Following the Court’s May 27 order, Plaintiffs served subpoenas to nonparties (i) Simon Swart and (ii) Holthouse Carlin and Van Trigt, LLP. Swart is HDS1’s former manager, and Holthouse was HDS1’s tax preparer before Avedon. On July 15, 2022, the Avedon Defendants (hereinafter “Defendants”) filed the instant motion to quash the subpoenas on the grounds that they are overbroad and violate the Court’s May 27 order permitting limited discovery.  

LEGAL STANDARD

“If a subpoena requires … the production of books, documents, electronically stored information, or other things …, the court, upon motion reasonably made by [a party] . . . may make an order quashing the subpoena entirely, modifying it, or directing compliance with it upon those terms or conditions as the court shall declare, including protective orders.” (Code Civ. Proc., § 1987.1, subd. (a), (b).) Good cause must be shown to require a non-party to produce documents. (See Calcor Space Facility, Inc. v. Superior Court (1997) 53 Cal.App.4th 216, 224.)

DISCUSSION

            The subpoenas seek information that does not appear related to the limited issue of the inconsistent 2016 tax return. For example, the Swart subpoena seeks materials related to tax returns, K-1’s, partner capital account reconciliations, and the like, not only of Mr. Swart individually, but of “any entity owned in whole or in part by Simon Swart.” (See Dean Decl., Ex. A, p. 3.) Additionally, the requests seek information not just for 2016, but for a full range of years from 2015 to 2019. (Ibid.) The subpoena also requests “[a]ll communications” with various individuals without any limitation as to time and on topics facially unrelated to tax returns. The subpoena to Holthouse is similarly broad with no apparent limitation to the topic of the inconsistent 2016 tax return. (See Dean Decl., Ex. B, p. 3.) For example, the subpoena requests “[a]ll communications with Dean Avedon regarding or relating to the receivership of Cantinas Partners LLC from March 2015 to now” and “[a]ll documents referencing the accounting treatment or disposition of any member of HDS1’s capital account balance.” (Ibid.)

            In their opposition, Plaintiffs make no attempt to reconcile each of the requests with the Court’s May 27 order. Plaintiffs raise two contentions in attempting to explain why the subpoenas are not outside the scope of the Court’s order. First, Plaintiffs argue that they are “already entitled to most of the documents, as they are, for the most part, Plaintiffs’ own business records that have been wrongfully withheld from Ms. Lee by Mr. Swart.” (Opp. 4:6-8.) Second, Plaintiffs argue that “[t]he documents sought are necessary to determine what actually happened with HDS1’s 2016 return and the disappearance of the $1.49 million asset.” (Opp. 4:8-13.)

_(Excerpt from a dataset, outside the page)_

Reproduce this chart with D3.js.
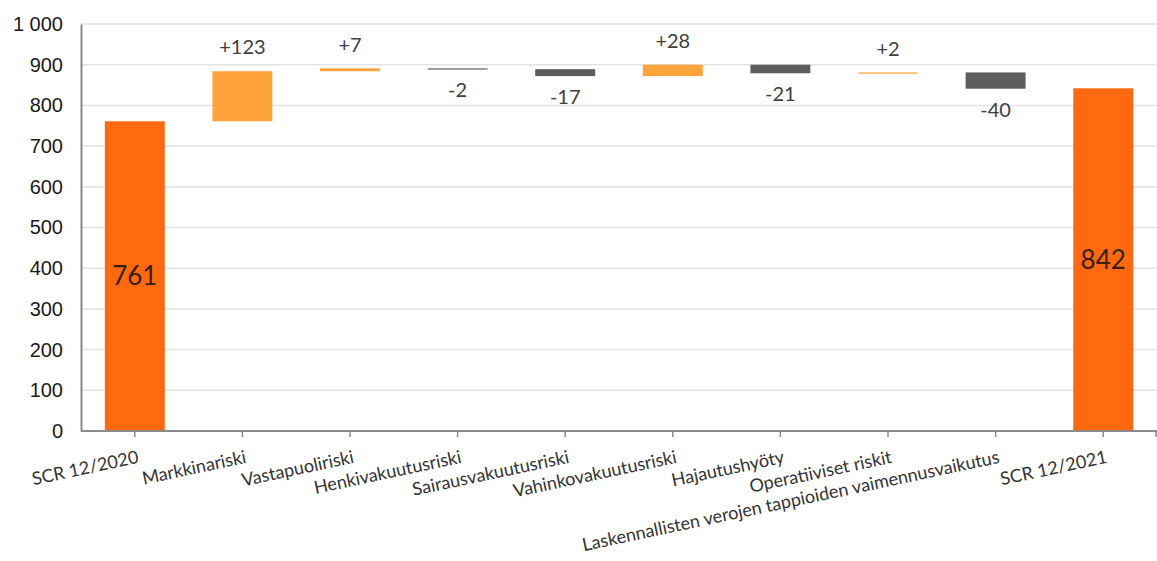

            However, the issue here is not whether Plaintiffs are entitled to wrongfully-withheld documents. Regardless of what Plaintiffs believe they are entitled to, the Court already ruled on May 27 that discovery was limited to the topic of the 2016 tax return and associated office procedures. (See May 27 Order 3:7-10.) The issue here is whether the requests contained in the subpoenas comply with that limitation. Furthermore, Plaintiffs do not explain how the subpoenas are tailored “to determine what actually happened with HDS1’s 2016 return.” Again, the requests consist of facially overbroad topics such as information on any entity owned by Swart, or all communications (with no limitation on topic) with individuals whose relation to this case is unspecified. (See Dean Decl., Ex. A, p. 3.)

            Plaintiffs’ failure to justify their broad subpoenas lends credence to Defendants’ contention that Plaintiffs are improperly attempting to circumvent prior orders denying Plaintiffs’ requests to reopen discovery and to conduct discovery that should have been completed earlier in the litigation, prior to the cutoff. (See Mtn. 7:8-11.) Absent a satisfactory explanation as to how the subpoenas at issue are narrowly tailored to the limited discovery permitted by the Court on May 27, Plaintiffs cannot be allowed to proceed with their overbroad requests.

CONCLUSION

            Defendants’ motion to quash subpoenas is GRANTED.